Involvement of protein kinases in self‐organization of the rhythm of protein synthesis by direct cell—cell communication

Primary cultures of rat hepatocytes grown on slides were studied in serum‐free medium. Ultradian protein synthesis rhythm was used as a marker of synchronization of individual oscillations, resulting in the formation of a common rhythm of the cell population, i.e. cell—cell self‐organization. Dense synchronous and sparse non‐synchronous cultures were used to estimate effect of protein kinase activity on the kinetics of protein synthesis. Treatment of dense cultures with the inhibitors H7 (40 μM) or H8 (25 μM) resulted in a loss of the protein synthesis rhythm, a suppression of the cell—cell self‐organization. Stimulation of protein kinase activity with either 0.5 or 1.0 μM phorbol 12‐miristate‐13‐acetate (PMA) or 10 μM forskolin caused the appearance of the synthetic rhythm in non‐synchronous sparse cultures under otherwise normal conditions. Inhibition of protein kinase activity with H7 resulted in signal factors, such as gangliosides and phenylephrine, failing to initiate this rhythm in sparse cultures. Activation of protein kinase activity with PMA shifted the phase pattern of the protein synthesis rhythm.
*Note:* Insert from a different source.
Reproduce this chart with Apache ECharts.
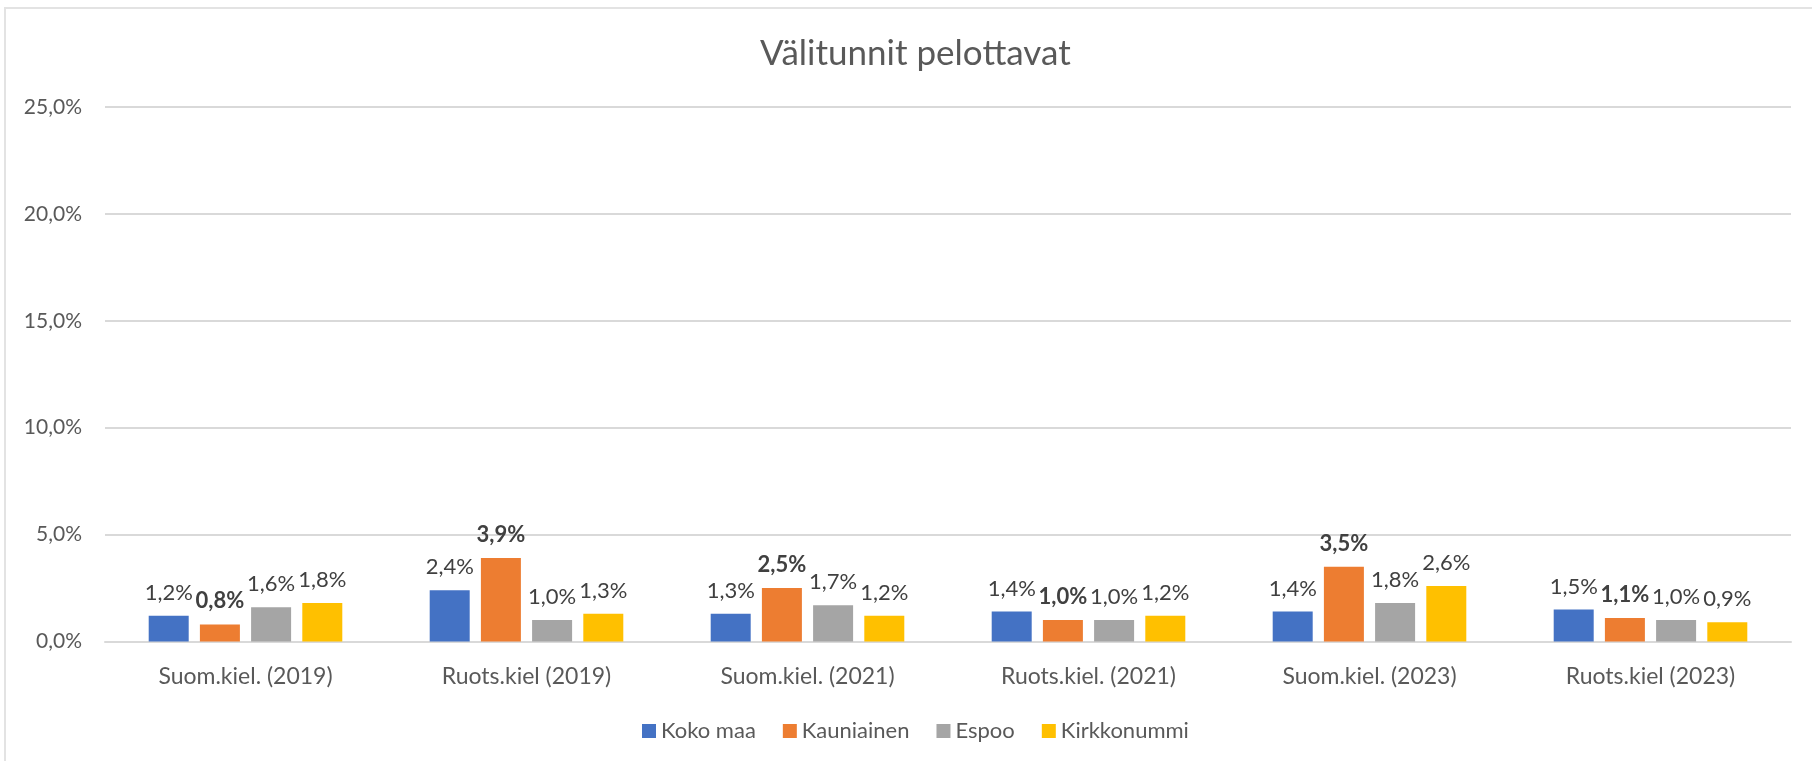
<!DOCTYPE html>
<html>
<head>
<meta charset="utf-8">
<title>Välitunnit pelottavat</title>
<script src="https://cdn.jsdelivr.net/npm/echarts@6/dist/echarts.min.js"></script>
<style>
  html, body { margin: 0; padding: 0; background: #fff; }
  #chart { width: 1812px; height: 761px; }
</style>
</head>
<body>
<div id="chart"></div>
<script>
// ryhmät (x-akseli)
var categories = ['Suom.kiel. (2019)', 'Ruots.kiel (2019)', 'Suom.kiel. (2021)',
                  'Ruots.kiel. (2021)', 'Suom.kiel. (2023)', 'Ruots.kiel (2023)'];
// arvot prosentteina
var kokoMaa     = [1.2, 2.4, 1.3, 1.4, 1.4, 1.5];
var kauniainen  = [0.8, 3.9, 2.5, 1.0, 3.5, 1.1];
var espoo       = [1.6, 1.0, 1.7, 1.0, 1.8, 1.0];
var kirkkonummi = [1.8, 1.3, 1.2, 1.2, 2.6, 0.9];
var yTicks = [0, 5, 10, 15, 20, 25];

var font = 'Lato';

function pct(v) {
    return v.toFixed(1).replace('.', ',') + '%';
}

function bar(name, data, color, bold) {
    return {
        name: name,
        type: 'bar',
        data: data,
        barWidth: 40,
        barGap: '28%',
        itemStyle: { color: color },
        label: {
            show: true,
            position: 'top',
            distance: 12,
            fontFamily: font,
            fontSize: 22,
            fontWeight: bold ? 'bold' : 'normal',
            color: '#404040',
            formatter: function (p) { return pct(p.value); }
        }
    };
}

var chart = echarts.init(document.getElementById('chart'));
chart.setOption({
    animation: false,
    backgroundColor: '#fff',
    title: {
        text: 'Välitunnit pelottavat',
        left: 755,
        top: 31,
        textStyle: { fontFamily: font, fontSize: 35, fontWeight: 'normal', color: '#595959' }
    },
    graphic: [{
        type: 'rect',
        shape: { x: 5, y: 8, width: 1900, height: 900 },
        style: { fill: 'none', stroke: '#e3e3e3', lineWidth: 2 },
        silent: true
    }],
    legend: {
        data: ['Koko maa', 'Kauniainen', 'Espoo', 'Kirkkonummi'],
        left: 637,
        top: 715,
        icon: 'rect',
        itemWidth: 14,
        itemHeight: 14,
        itemGap: 27,
        textStyle: { fontFamily: font, fontSize: 22, color: '#595959' }
    },
    grid: { left: 105, right: 21, top: 107, bottom: 119.5, containLabel: false },
    xAxis: {
        type: 'category',
        data: categories,
        axisLine: { lineStyle: { color: '#d9d9d9', width: 2 } },
        axisTick: { show: false },
        axisLabel: { fontFamily: font, fontSize: 23, color: '#595959', margin: 24 }
    },
    yAxis: {
        type: 'value',
        min: yTicks[0],
        max: yTicks[yTicks.length - 1],
        interval: 5,
        axisLine: { show: false },
        axisTick: { show: false },
        splitLine: { lineStyle: { color: '#d9d9d9', width: 2 } },
        axisLabel: { fontFamily: font, fontSize: 21, color: '#595959', margin: 23,
                     formatter: function (v) { return pct(v); } }
    },
    series: [
        bar('Koko maa', kokoMaa, '#4472C4', false),
        bar('Kauniainen', kauniainen, '#ED7D31', true),
        bar('Espoo', espoo, '#A5A5A5', false),
        bar('Kirkkonummi', kirkkonummi, '#FFC000', false)
    ]
});
</script>
</body>
</html>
Thus, according to our previous and the new data, protein kinase activity and consequently protein phosphorylation is the crucial step of sequence of processes resulting in synchronization during self‐organization of cells in producing a common rhythm in the population. The general pathway can be presented as follows: signaling of gangliosides or other calcium agonists → efflux of calcium ion from intracellular stores, with elevation of calcium concentration in the cytoplasm → activation of protein kinases → protein phosphorylation → synchronization of individual oscillations in protein synthesis rates → induction of a common rhythm throughout this population. The data have been discussed concerning similarity of the direct cell—cell communication and the cell self‐organization in cultures and in organism.